Baby shopping will be totally therapeutic, the clothes are so adorable and two of the babies are boys and one's (Cy) father does ATC for the Marines and the other's (Peanut for now) mom used to be a First Officer at XJT and this afternoon at Target I found some little cammo socks and onesies and bibs with airplanes and jets on them. I also found the perfect blanket for Vera (Meg's baby girl), it's totally 60's and Meg will love it. I had to keep myself from buying all the totally adorable little print dresses on clearance for Analia-- they'd be perfect for Singapore and would look SO cute on her! And they had them in toddler sizes since we won't see them until Christmas and shipping anything over an ounce (aka, a letter) is just insane! If they go down under $5 each, I may still pick up a couple to keep around-- being kid's clothes, they don't take up much space, and Valerie's said that trying to buy kid's clothing over there is expensive and not very cute. There were even some little oshkosh twill capris which would be good since it rains a lot and wet hems are no fun!

Yes, we have concluded that I just need to have my own little girl so I can dress her up and not have to worry about spoiling other people's children...

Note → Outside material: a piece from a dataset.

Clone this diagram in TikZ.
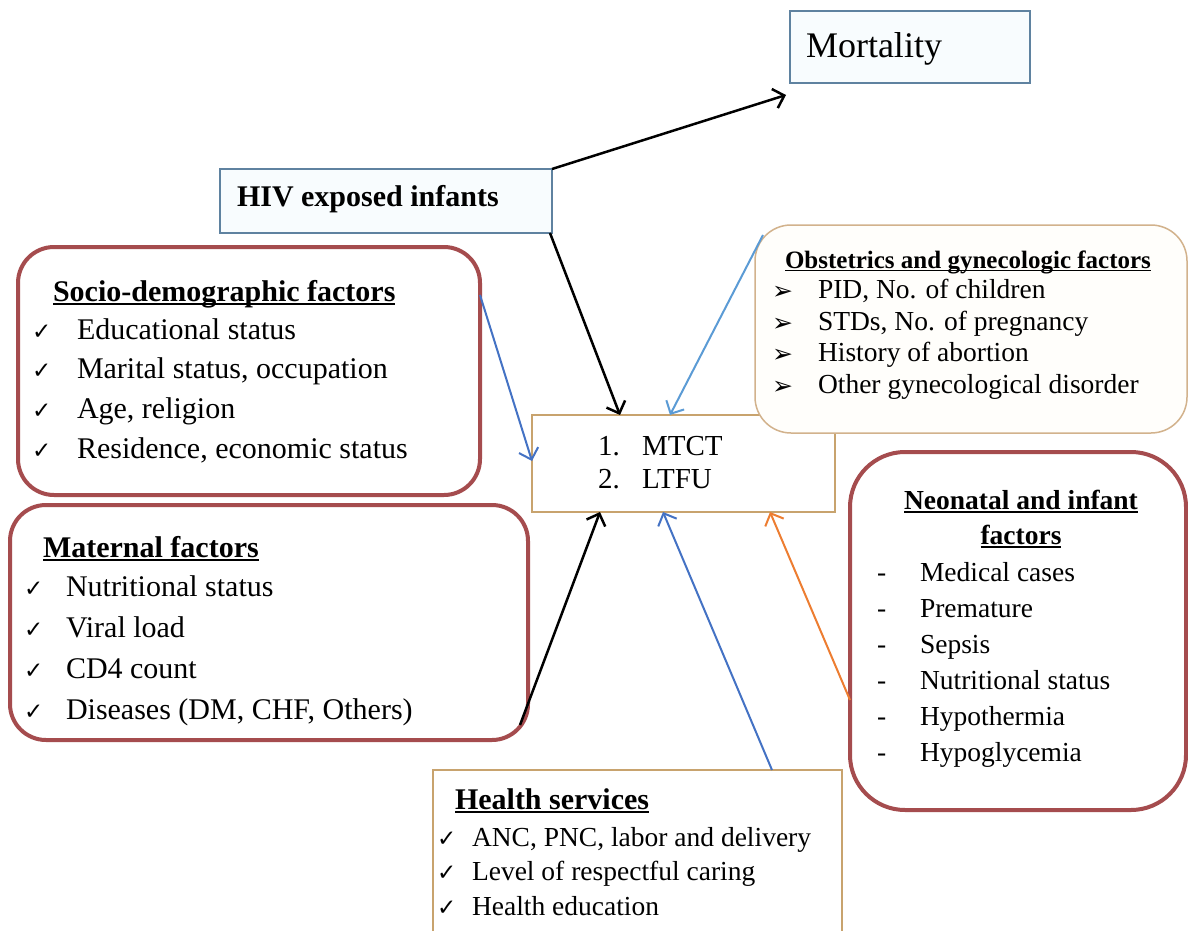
\documentclass[tikz,border=0pt]{standalone}
\usepackage{fontspec}
\setmainfont{Liberation Serif}
\newfontfamily\symf{DejaVu Sans}
\usetikzlibrary{arrows.meta,calc}
\definecolor{dred}{RGB}{165,76,78}
\definecolor{bframe}{RGB}{95,130,160}
\definecolor{tframe}{RGB}{200,163,110}
\definecolor{oframe}{RGB}{210,178,140}
\definecolor{hfill}{RGB}{248,252,254}
\definecolor{ofill}{RGB}{255,254,251}
\definecolor{ablue}{RGB}{68,114,196}
\definecolor{lblue}{RGB}{91,155,213}
\definecolor{aorange}{RGB}{237,125,49}
\newcommand\myul[1]{\setbox0\hbox{#1}\rlap{\rule[-0.13em]{\wd0}{0.07em}}\box0}
\begin{document}
\begin{tikzpicture}[x=1pt,y=-1pt,
  every node/.style={inner sep=0pt, outer sep=0pt},
  redbox/.style={draw=dred, line width=4pt, rounded corners=#1, fill=white},
  bluebox/.style={draw=bframe, line width=1.5pt, fill=hfill},
  tanbox/.style={draw=tframe, line width=1.5pt, fill=white},
  obstbox/.style={draw=oframe, line width=1.5pt, rounded corners=36pt, fill=ofill},
  tA/.style={anchor=base west, font=\fontsize{30}{36}\selectfont},
  tB/.style={anchor=base west, font=\fontsize{27.5}{33}\selectfont},
  hA/.style={anchor=base west, font=\fontsize{30}{36}\selectfont\bfseries},
  chk/.style={anchor=base west, font=\symf\fontsize{23}{26}\selectfont},
  barb/.style={anchor=base west, font=\symf\fontsize{25}{28}\selectfont},
  arw/.style={line width=2.5pt, -{Straight Barb[length=10pt,width=20pt]}},
  carw/.style={line width=2pt, -{Straight Barb[length=10pt,width=20pt]}}
]
\useasboundingbox[fill=white] (0,0) rectangle (1188,931);

% boxes
\node[bluebox, minimum width=240pt, minimum height=72pt] (mort) at (910,47) {};
\node[bluebox, minimum width=332pt, minimum height=64pt] (hiv) at (386,201) {};
\node[redbox=36pt, minimum width=462pt, minimum height=248pt] (socio) at (249,371) {};
\node[redbox=36pt, minimum width=518pt, minimum height=235pt] (mat) at (269,622.5) {};
\node[tanbox, minimum width=303pt, minimum height=97pt] (mtct) at (683.5,463.5) {};
\node[obstbox, minimum width=432pt, minimum height=208pt] (obst) at (971,329) {};
\node[redbox=55pt, minimum width=336pt, minimum height=358pt] (neo) at (1018,631) {};
\node[tanbox, minimum width=409pt, minimum height=175pt] (health) at (637.5,857.5) {};

% texts
\node[anchor=base west, font=\fontsize{36}{42}\selectfont] (mortt) at (806,58) {Mortality};
\node[hA] (hivt) at (237,206) {HIV exposed infants};

\node[hA] (sh) at (53,301) {\myul{Socio-demographic factors}};
\node[chk] (sc1) at (32,339) {✓};
\node[tA] (s1) at (77,339) {Educational status};
\node[chk] (sc2) at (32,378) {✓};
\node[tA] (s2) at (77,378) {Marital status, occupation};
\node[chk] (sc3) at (32,418) {✓};
\node[tA] (s3) at (77,418) {Age, religion};
\node[chk] (sc4) at (32,458) {✓};
\node[tA] (s4) at (77,458) {Residence, economic status};

\node[hA] (mh) at (43,557) {\myul{Maternal factors}};
\node[chk] (mc1) at (24,596) {✓};
\node[tA] (m1) at (66,596) {Nutritional status};
\node[chk] (mc2) at (24,637) {✓};
\node[tA] (m2) at (66,637) {Viral load};
\node[chk] (mc3) at (24,678) {✓};
\node[tA] (m3) at (66,678) {CD4 count};
\node[chk] (mc4) at (24,719) {✓};
\node[tA] (m4) at (66,719) {Diseases (DM, CHF, Others)};

\node[anchor=base west, font=\fontsize{29}{34}\selectfont] (n1) at (598,455) {1.};
\node[anchor=base west, font=\fontsize{29}{34}\selectfont] (o1) at (642,455) {MTCT};
\node[anchor=base west, font=\fontsize{29}{34}\selectfont] (n2) at (598,488) {2.};
\node[anchor=base west, font=\fontsize{29}{34}\selectfont] (o2) at (642,488) {LTFU};

\node[anchor=base west, font=\fontsize{25}{30}\selectfont\bfseries] (oh) at (785,268) {\myul{Obstetrics and gynecologic factors}};
\node[barb] (oa1) at (772,299) {➢};
\node[tB] (ob1) at (818,298) {PID, No. of children};
\node[barb] (oa2) at (772,331) {➢};
\node[tB] (ob2) at (818,330) {STDs, No. of pregnancy};
\node[barb] (oa3) at (772,362) {➢};
\node[tB] (ob3) at (818,361) {History of abortion};
\node[barb] (oa4) at (772,394) {➢};
\node[tB] (ob4) at (818,393) {Other gynecological disorder};

\node[anchor=base, font=\fontsize{27.5}{33}\selectfont\bfseries] (nh1) at (1021,509) {\myul{Neonatal and infant}};
\node[anchor=base, font=\fontsize{27.5}{33}\selectfont\bfseries] (nh2) at (1021,544) {\myul{factors}};
\node[tB] (nd1) at (877,581) {-};
\node[tB] (nn1) at (920,581) {Medical cases};
\node[tB] (nd2) at (877,617) {-};
\node[tB] (nn2) at (920,617) {Premature};
\node[tB] (nd3) at (877,653) {-};
\node[tB] (nn3) at (920,653) {Sepsis};
\node[tB] (nd4) at (877,689) {-};
\node[tB] (nn4) at (920,689) {Nutritional status};
\node[tB] (nd5) at (877,725) {-};
\node[tB] (nn5) at (920,725) {Hypothermia};
\node[tB] (nd6) at (877,761) {-};
\node[tB] (nn6) at (920,761) {Hypoglycemia};

\node[hA] (hh) at (455,809) {\myul{Health services}};
\node[chk] (hc1) at (437,846) {✓};
\node[tB] (h1) at (472,846) {ANC, PNC, labor and delivery};
\node[chk] (hc2) at (437,880) {✓};
\node[tB] (h2) at (472,880) {Level of respectful caring};
\node[chk] (hc3) at (437,915) {✓};
\node[tB] (h3) at (472,915) {Health education};

% connectors
\draw[arw] (hiv.north east) -- ([xshift=-4pt,yshift=-12pt]mort.south west);
\draw[arw] ([xshift=-2pt]hiv.south east) -- ([xshift=88pt]mtct.north west);
\draw[carw, ablue] ([yshift=-48pt]socio.north east) -- ([yshift=-46pt]mtct.north west);
\draw[carw, lblue] ([xshift=8pt,yshift=-10pt]obst.north west) -- ([xshift=138pt]mtct.north west);
\draw[arw] ([xshift=-8pt,yshift=15pt]mat.south east) -- ([xshift=68pt]mtct.south west);
\draw[carw, ablue] ([xshift=-70pt]health.north east) -- ([xshift=131pt]mtct.south west);
\draw[carw, aorange] ([yshift=-69pt]neo.west) -- ([xshift=238pt]mtct.south west);
\end{tikzpicture}
\end{document}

Anyway, I need to go move my car so that dad can park in the morning and then hit the hay! He didn't realize he was going to have to have his eyes dialated (hello, they have to look at a busted vein in your retina-- what about that makes you think you'll be able to drive afterwards?) so I'm taking him in the morning and he's taking me for breakfast afterwards.

Ciao!

Sunday, January 18, 2009

Blug

Went and had dinner at Palate with Em, talked wedding, had the cheese plate, had some cake. I'm not feeling too hot, though, and I think it was the wine tasting this afternoon. We had a few heavily tannic wines which always make me feel ill, but I didn't consider spitting them out. The Prosecco was good, though; a sparkling wine from northeastern Italy. Now food keeps showing up on tv and it's making me sick to my stomach... I hope I don't wind up with another fever... I've had more this week than I've had in five years!